Electricity, I like this analogy... who still buys its own engine to produce their own electricity? When you need electricity, what do you do? Do you go to the grocery store and buy some? Or do you plug your computer on the network?

I firmly believe that this is what is going to happen with CAD and eventually 3D design. It is just a matter of time. Some PLM companies have started their "Cloud Computing Strategy"... Dassault Systemes has launched 3Dvia shape. You can design 3D models and save it directly on the website servers. Is that cloud computing? Only partially because most of the computing is done on your own computer. It' s not even SaaS, because the only service proposed is the storage, not the all software (I hope one day I'll be able to explain why SaaS and cloud computing are not the same thing). So what would be the next steps?

The Technology

Let's take the view of the customer. As an big industrial, I have thousands of machines that I have used for CAD along the years... and I do not know how to leverage all that "dead" material. CAD becomes more and more complex and require more and more resources, therefore more powerful desktops for designers. As an IT manager, I am tired of plan for upgrade of my material and of software on each computer.
What would be life if instead of using computing resources from one computer, I would leverage computing resources of my data center?
Today, the technology is here, and surprisingly simple.
In order to reduce my computing resource to a minimal, I could just be transfered the video flux from a server. You'd connect to the server via a seamless virtual instance that runs your CAD application. The server takes care of all the rest, the calculation, graphic acceleration,...
And for company that do not have data centers? Then they can go a a public one, provided that the data is secured and persistent.
For companies it would be a huge benefit to share their licences, optimize the existing material (if the only thing that is done by your computer is to read a video flux and interpret mouse click, a simple browser can do the job! Unix, Windows, HP... any computer with an Ethernet plug could do it).
Migrations and Upgrades will be simplified, or even become seamless on the public cloud controlled by the PLM vendor. You just have to do it in the data center and replicate the virtual machines...

The Business Model
But then, comes the money.
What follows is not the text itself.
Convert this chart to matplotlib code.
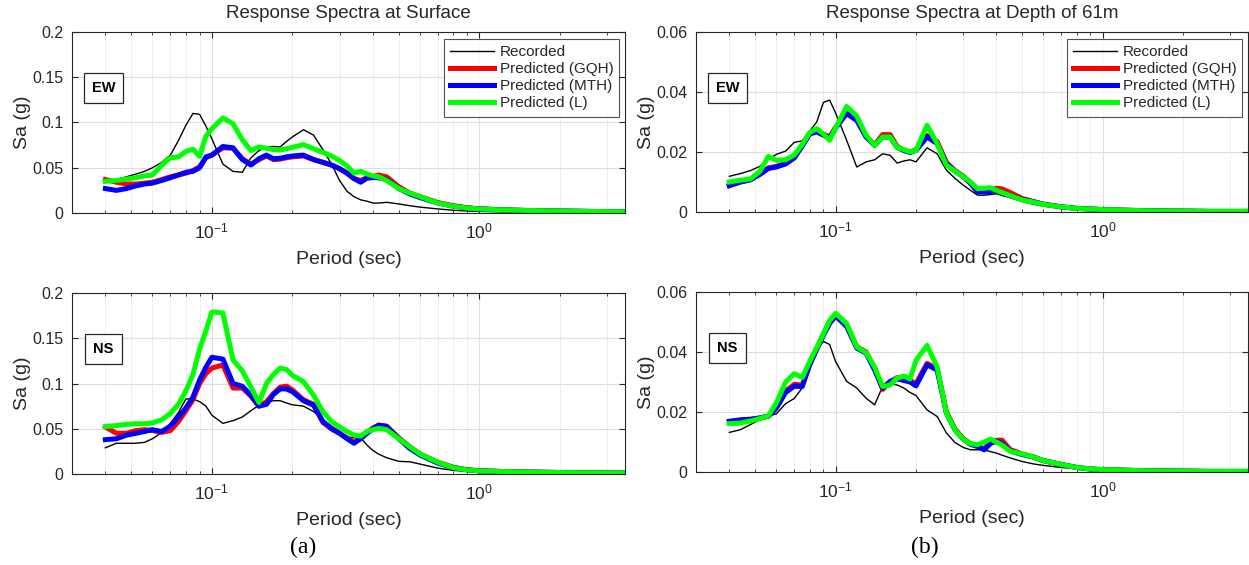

How can one monetize this approach.
Think Amazon. Amazon sells computing resources. Dassault, Siemens, PTC could do the same... (or they could buy computing resources from Amazon and resell them). How does amazon bill their customers? by the resources used for computing, by the resources used for storage (and of course the CAD added value).
I honestly do not know if there is more or less money to make for the vendors (probably less), but the impact on the market will be huge for the first one who will make the jump. And if it is not a PLM vendor, it could possibly be one of their partners. What would prevent them to buy computing resources to Amazon, buy concurrent licences to PTC and leveraging them 24/7 with such an approach. Nothing.
The video game industry already started. Check OnLive.com. And OnLive is not a video game software company. This is not any different from what I am describing. And they have similar computer resource needs as CAD.
As I said, it is just a matter of time, and whoever makes the jump the first, the others better be ready because it will be a significant earthquake in the PLM industry.


Friday, June 25, 2010

#Cloud > What misses to Google Apps...

I was browsing through google apps market place and I was amazed by the ideas people were developing on the Google SDK platform. I really think that this swarm of ideas, concepts is beneficial to everybody. But when you address a company, then it becomes messy.

Why?
  • Company are looking for reducing their TCO. A large part of the TCO of Information System is due to the integrations between legacy systems.
  • Integrations are needed because applications do not speak the same language, do not manipulate the same concepts (Homework: ask an ERP consultant what a BOM is, then ask a PLM consultant, then make them agree on a common definition)
  • In Google Apps Marketplace, there are several applications like process factory or myerp.com or Zoho CRM but they cannot talk to each other.
  • They have their own notion of process, but in a company, all processes are related to each other (otherwise PLM and ERP footprint would not be so big!)
What is going to happen is that company will start to do the same mistakes. They might find myERP and ZohoCRM very interesting and develop web services to make them communicate... Integration.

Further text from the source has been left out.